Enlightenment Thinkers and Washington’s Intellectual World
Washington’s library at Mount Vernon contained works by John Locke, Adam Smith, and other luminaries, and his letters are dotted with references to the "liberties of mankind" and the "natural rights" of citizens. Locke’s Two Treatises of Government argued that legitimate government rested on the consent of the governed and that citizens had a right to resist tyranny — a doctrine that directly underpinned the American Revolution. Washington’s reading of Montesquieu’s The Spirit of the Laws likely reinforced his preference for a separation of powers, a principle he would champion at the Constitutional Convention. He was particularly drawn to the concept of civic virtue, the idea that a republic could only survive if its citizens and leaders placed the common good above private interest. This conviction guided his retirement from public life after the Revolution (a modern Cincinnatus) and his Farewell Address warnings about factionalism.
Practical Application: From Republic to Presidency
Washington’s Enlightenment-inspired decision-making was evident in his presidency. He established the cabinet as an advisory body, inviting rival perspectives from Thomas Jefferson and Alexander Hamilton to ensure that policy was debated rather than decreed. This practice reflected the Enlightenment belief in reasoned discourse as an antidote to despotism. When the Whiskey Rebellion erupted in 1794, he balanced a Lockean respect for popular grievance with a firm assertion of federal authority, ultimately choosing to lead troops into western Pennsylvania to quell the insurrection — but then pardoning the ringleaders. The decision showcased his commitment to law and order without descending into punitive tyranny.
Crucible of War: The American Revolution and Constitutional Formation
The Revolutionary War and its aftermath presented Washington with a seemingly endless series of existential choices. His responses were shaped not only by the cultural and intellectual inheritances already described, but also by the urgent, often brutal, realities of leading an underfunded army against a global superpower.
Leadership Under Fire: Decision-Making in the Continental Army
Washington’s wartime decision-making was characterized by prudent risk management. The audacious Christmas night crossing of the Delaware River in 1776 and the subsequent surprise attack at Trenton were not reckless gambles but calculated strikes born of desperation. He recognized that without a dramatic victory, enlistments would expire and the cause might collapse. Later, at the Newburgh Conspiracy of 1783, when unpaid officers threatened mutiny against Congress, Washington diffused the crisis with a single, poignant gesture — putting on spectacles to read a letter and remarking, "Gentlemen, you will permit me to put on my spectacles, for I have not only grown gray but almost blind in the service of my country." This masterful appeal to shared sacrifice and personal loyalty averted a potential coup and cemented the principle of civilian control.

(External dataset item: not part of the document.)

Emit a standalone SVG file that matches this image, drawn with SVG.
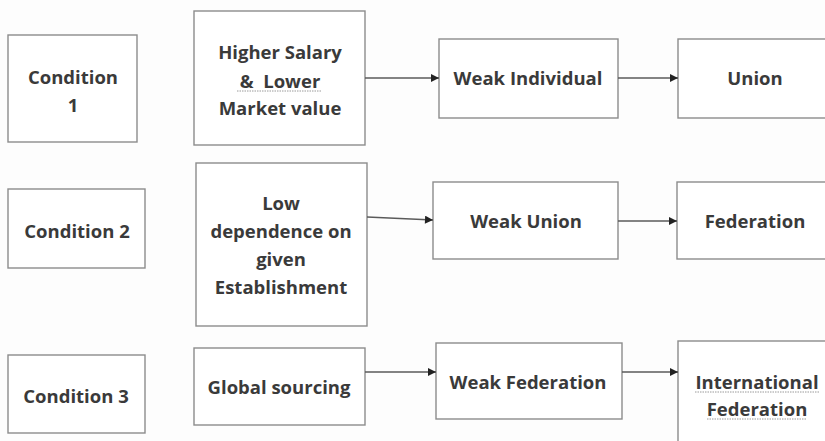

The Constitutional Convention: Balancing Power and Liberty
As president of the Constitutional Convention in 1787, Washington rarely engaged in the floor debates. His decision to remain largely silent was itself a strategic choice, lending his immense prestige to the proceedings without aligning with any single faction. Privately, however, he favored a strong national government that could regulate commerce, raise an army, and defend borders — lessons etched into him by the war. His support for the electoral college, for example, reflected a delicate balancing act: a desire to insulate the executive from direct popular passion while still deriving its legitimacy from the people. The resulting Constitution, a fusion of Enlightenment ideals and hard-won practical wisdom, bears the imprint of Washington’s deliberative approach.
European Political Traditions: Models and Warnings
Washington never traveled to Europe, but European political systems were constantly on his mind. The British constitutional monarchy, with its balance between Crown, Lords, and Commons, served as a familiar template, though one he wanted to improve upon. The French absolutism he had fought against in the 1750s was a model of what to avoid. When news of the French Revolution reached America, Washington was cautiously optimistic at first but grew increasingly alarmed as it descended into the Reign of Terror. His administration’s Proclamation of Neutrality in 1793 was a direct response to the European conflagration, driven by a conviction that the young United States could not afford entangling alliances. Washington’s reading of history — particularly the fall of the Roman Republic — reinforced his fear that foreign intrigues and domestic factionalism could unravel the American experiment. This historical consciousness culminated in his Farewell Address, where he warned against "permanent alliances" and the "insidious wiles of foreign influence."
The Matrix of Experience: Personal Trials and Historical Turning Points
Beyond broad cultural and intellectual forces, Washington’s decision-making was profoundly shaped by personal trials. His early career as a surveyor taught him meticulous observation and land management, which later influenced his stewardship of Mount Vernon and his national economic policies (such as his support for internal improvements). The death of his beloved step-grandson George Washington Parke Custis at a young age underscored the fragility of legacy, perhaps intensifying his commitment to the "grand experiment" of American self-government. His complicated relationship with slavery — he inherited enslaved people, eventually came to express private misgivings, and freed those he owned outright in his will — illustrates a man whose moral evolution was slow and constrained by the economic and racial norms of his class. Yet his decision to include manumission in his will, while taking care not to destabilize the new republic by publicly pressing the issue, reveals a leader who weighed principle against prudence during an era when the union was exceptionally fragile. For further exploration of this complex legacy, the Mount Vernon educational resources provide extensive primary source material.
Conclusion: The Composite Leader
George Washington’s decision-making processes were not born from a vacuum but from a rich interplay of colonial Virginian culture, the hard lessons of frontier warfare, the intellectual ferment of the Enlightenment, the harrowing responsibilities of the Revolution, and a careful study of European political history. His genius lay in synthesis: he could absorb contradictory pressures and produce a course of action that maintained unity, authority, and restraint. Understanding these myriad influences allows us to see Washington not as a marble icon but as a deeply human figure whose judgments — to reject a crown, to preside over the Constitutional Convention, to step down after two terms — were shaped by a lifetime of deliberate reflection. In a world of absolutism and upheaval, he consistently opted for the deliberate middle path, ensuring that the American republic would be grounded in both principle and practicality. His decisions remain a testament to the power of context in shaping leadership, and they continue to offer vital lessons for modern governance.